For one thing, network studies provide ecologists with a way to compare food webs from different places—the ecological equivalents of apples and oranges. A model based on network interactions has the ability to reveal the structural similarities among food webs as different as tidepools and deserts.

In their study, Martinez and colleagues used a computer model to visualize the links between herbivores, intermediate predators, top predators, and all the creatures between them. The model was based on only two rules: one, that species high up in the food chain eat animals lower down; and two, that if an animal eats two or more animal species, it will also consume all the animals in-between. If a mountain lion, for example, eats both large herbivores such as deer, and small herbivores such as mice, it will also eat intermediate herbivores such as rabbits.

The scientists then entered lists of who eats whom from seven of the best-characterized food webs known to science. These ranged from the freshwater Little Rock Lake system in Wisconsin, encompassing some 92 species, to the Coachella Valley Desert in California, home to 29 species, to the island of Saint Martin in the Caribbean, with 42 resident species.

Their findings, published in the Proceedings of the National Academy of Sciences, painted an astonishingly simple version of food web structure. For every one of the seven food webs, the program calculated that most of the time, only two links separated any two species, including the highest predator and the lowest herbivore. In other words, most ecosystem sandwiches may only contain a chunk of tuna, a slice of lettuce, and a pickle.

The finding underscores the importance of each species in the food web. Previous studies had estimated that the extinction of a single species would affect other animals three steps away from its position in the food web. The new study suggests that any extinction will impact just about every other creature in an ecosystem. “Losing one species will often mess with its predators and its prey, and then the other organisms that share those predators and prey will also be influenced, as will their predators and prey. Together, those make up most of the species in an ecosystem,” Martinez says.

In previous research, Martinez and colleagues found that the model predicts the actual structure of food webs amazingly well. Given only two scraps of information about a food web—the number of species involved, and the number of feeding links between species—the model can predict more than a dozen of its characteristics. These include the number of cannibals, the ratio of specialists (picky eaters such as koalas) to generalists (animals that will eat just about anything), and the length of individual chains. These results suggest that not only is their model reasonably accurate, but the laws governing ecosystem structure work the same way everywhere in the world.

The model has also revealed some surprising differences between food webs and social webs such as the Internet and inter-tribal kinship relationships. The structure of the Internet is based on the so-called “small world” template, with many mini-webs such as those devoted to motorcycles or political activism linked to a few major hubs such as search engines.

“That’s where ecologists were at. They thought there were benthic links in a tightly connected web at the bottom of a lake, then a pretty tightly connected web in the pelagic area, or middle of the water column, but that there were not that many links between the two. But what we’re finding now is that a lot of connections link them all,” Martinez says.

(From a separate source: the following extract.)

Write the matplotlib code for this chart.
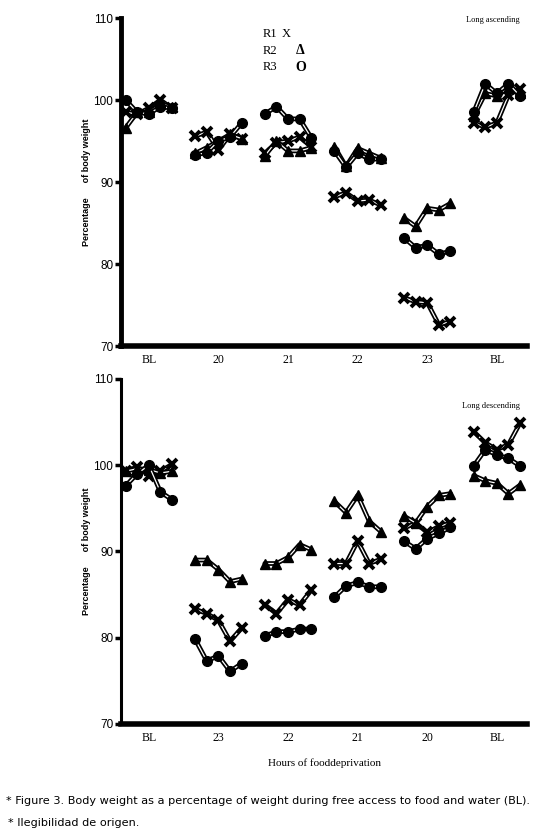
import matplotlib
matplotlib.use("Agg")
import matplotlib.pyplot as plt

# ---------------- data ----------------
top_groups = ["BL", "20", "21", "22", "23", "BL"]
top_R1 = [[98.5, 98.3, 99.0, 100.0, 99.0],
          [95.6, 96.1, 93.9, 95.8, 95.3],
          [93.5, 94.8, 95.0, 95.5, 94.3],
          [88.2, 88.7, 87.7, 87.8, 87.2],
          [75.9, 75.4, 75.3, 72.6, 73.0],
          [97.2, 96.7, 97.2, 100.6, 101.4]]
top_R2 = [[96.6, 98.5, 98.5, 99.5, 99.2],
          [93.5, 94.2, 95.0, 95.8, 95.3],
          [93.2, 95.0, 93.8, 93.8, 94.2],
          [94.3, 91.9, 94.1, 93.5, 92.9],
          [85.6, 84.6, 86.8, 86.6, 87.4],
          [98.0, 100.8, 100.5, 101.5, 100.8]]
top_R3 = [[100.0, 98.5, 98.3, 99.2, 99.0],
          [93.3, 93.6, 95.0, 95.5, 97.2],
          [98.3, 99.2, 97.7, 97.7, 95.4],
          [93.8, 91.8, 93.5, 92.8, 92.8],
          [83.2, 82.0, 82.3, 81.2, 81.6],
          [98.5, 102.0, 100.8, 102.0, 100.5]]

bot_groups = ["BL", "23", "22", "21", "20", "BL"]
bot_R1 = [[99.3, 99.8, 98.8, 99.3, 100.1],
          [83.3, 82.8, 82.0, 79.6, 81.1],
          [83.8, 82.8, 84.4, 83.8, 85.5],
          [88.6, 88.6, 91.2, 88.6, 89.1],
          [92.7, 93.3, 92.2, 92.9, 93.3],
          [103.9, 102.6, 101.8, 102.4, 104.9]]
bot_R2 = [[99.3, 99.6, 99.5, 99.1, 99.3],
          [89.0, 89.0, 87.9, 86.5, 86.8],
          [88.6, 88.6, 89.3, 90.8, 90.2],
          [95.8, 94.5, 96.5, 93.5, 92.3],
          [94.1, 93.3, 95.2, 96.5, 96.7],
          [98.8, 98.2, 97.9, 96.7, 97.7]]
bot_R3 = [[97.6, 99.0, 100.0, 96.9, 96.0],
          [79.8, 77.3, 77.9, 76.1, 77.0],
          [80.2, 80.7, 80.7, 81.0, 81.0],
          [84.7, 86.0, 86.4, 85.9, 85.9],
          [91.2, 90.3, 91.5, 92.1, 92.8],
          [99.9, 101.8, 101.2, 100.8, 99.9]]

yticks = [70, 80, 90, 100, 110]

# ---------------- figure ----------------
fig = plt.figure(figsize=(5.4, 8.34), dpi=100)
serif = "Liberation Serif"
sans = "Liberation Sans"


def panel(ax, groups, series, left_lw):
    for data, mk, ms, mew in series:
        for g, vals in enumerate(data):
            xs = [g * 6 + i for i in range(len(vals))]
            ax.plot(xs, vals, color="black", lw=3.4, solid_capstyle="round")
            ax.plot(xs, vals, color="white", lw=0.9, solid_capstyle="round")
            ax.plot(xs, vals, ls="none", marker=mk, ms=ms, mew=mew,
                    mfc="black", mec="black")
    ax.set_xlim(-0.4, 34.6)
    ax.set_ylim(70, 110)
    ax.set_yticks(yticks)
    ax.set_yticklabels([str(v) for v in yticks], fontfamily=sans, fontsize=8.5)
    ax.set_xticks([g * 6 + 2 for g in range(len(groups))])
    ax.set_xticklabels(groups, fontfamily=serif, fontsize=8.5)
    ax.tick_params(axis="x", length=0, pad=6)
    ax.tick_params(axis="y", length=4, width=2.5, pad=1.5)
    for s in ["top", "right"]:
        ax.spines[s].set_visible(False)
    ax.spines["left"].set_linewidth(left_lw)
    ax.spines["bottom"].set_linewidth(4)
    ax.text(-0.085, 0.5, "Percentage      of body weight", rotation=90,
            transform=ax.transAxes, ha="center", va="center",
            fontfamily=sans, fontsize=6.5, fontweight="bold")


ax1 = fig.add_axes([0.224, 0.585, 0.752, 0.3934])
panel(ax1, top_groups,
      [(top_R1, "x", 7, 2.8), (top_R2, "^", 7.5, 1), (top_R3, "o", 7, 1)], 3.5)
ax1.text(0.982, 1.005, "Long ascending", transform=ax1.transAxes, ha="right",
         va="top", fontfamily=serif, fontsize=6)
for i, (lab, sym) in enumerate([("R1", "X"), ("R2", "Δ"), ("R3", "O")]):
    yy = 0.95 - i * 0.05
    ax1.text(0.349, yy, lab, transform=ax1.transAxes, fontfamily=serif,
             fontsize=9, va="center")
    ax1.text(0.395 if i == 0 else 0.43, yy, sym, transform=ax1.transAxes,
             fontfamily=serif, fontsize=9 if i == 0 else 10,
             fontweight="normal" if i == 0 else "bold", va="center")

ax2 = fig.add_axes([0.224, 0.132, 0.752, 0.4136])
panel(ax2, bot_groups,
      [(bot_R1, "x", 7, 2.8), (bot_R2, "^", 7.5, 1), (bot_R3, "o", 7, 1)], 2.2)
ax2.text(0.982, 0.91, "Long descending", transform=ax2.transAxes, ha="right",
         va="bottom", fontfamily=serif, fontsize=6)
ax2.set_xlabel("Hours of fooddeprivation", fontfamily=serif, fontsize=8,
               labelpad=10)

fig.text(0.012, 0.040, "* Figure 3. Body weight as a percentage of weight during free access to food and water (BL).",
         fontfamily="DejaVu Sans", fontsize=8.1, va="center")
fig.text(0.014, 0.013, "* Ilegibilidad de origen.",
         fontfamily="DejaVu Sans", fontsize=8.1, va="center")

fig.savefig("out.png", dpi=100)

Thought of another way, all this webbiness makes perfect sense. “There’s no reason to discriminate between good food out there. Species don’t have the luxury of eating sushi all the time; they have to eat just about everything that fits in their mouths to survive,” Martinez says. When he examined this phenomenon further, he found that the effect was mainly due to the small number of species in food webs compared with structures such as the Internet. “They might have hundreds to thousands of nodes compared to the tens of thousands or more nodes in most other networks. The conclusion is that it’s hard to cluster a small network because there’s not enough places to go to cluster yourself,” Martinez says.

Other ecologists applaud the attention the study brings to the importance of food webs. Says ecologist Jake Vander Zanden of the University of Wisconsin, “It’s a reminder that a food web change, like the introduction of an exotic species or an extinction, has the potential to ripple throughout.” All too often, he says, we manage wildlife at the species level, as in fisheries quotas, without taking into account the effects that will have on the creatures that interact with that fish.

However, Vander Zanden worries that the study doesn’t take enough information about the real workings of ecosystems into account. “They only consider the presence or absence of links between species, but don’t consider the strength of those links,” he says. “If you have a fish that feeds on 90 percent minnows and 10 percent insects, you would want to weight the minnow link much more heavily than the insect link.”

Taking the strength of each link into account, Vander Zanden says, would make the study more useful at predicting the actual ripple effects of an extinction or the introduction of an exotic species. “The important links would stand out.”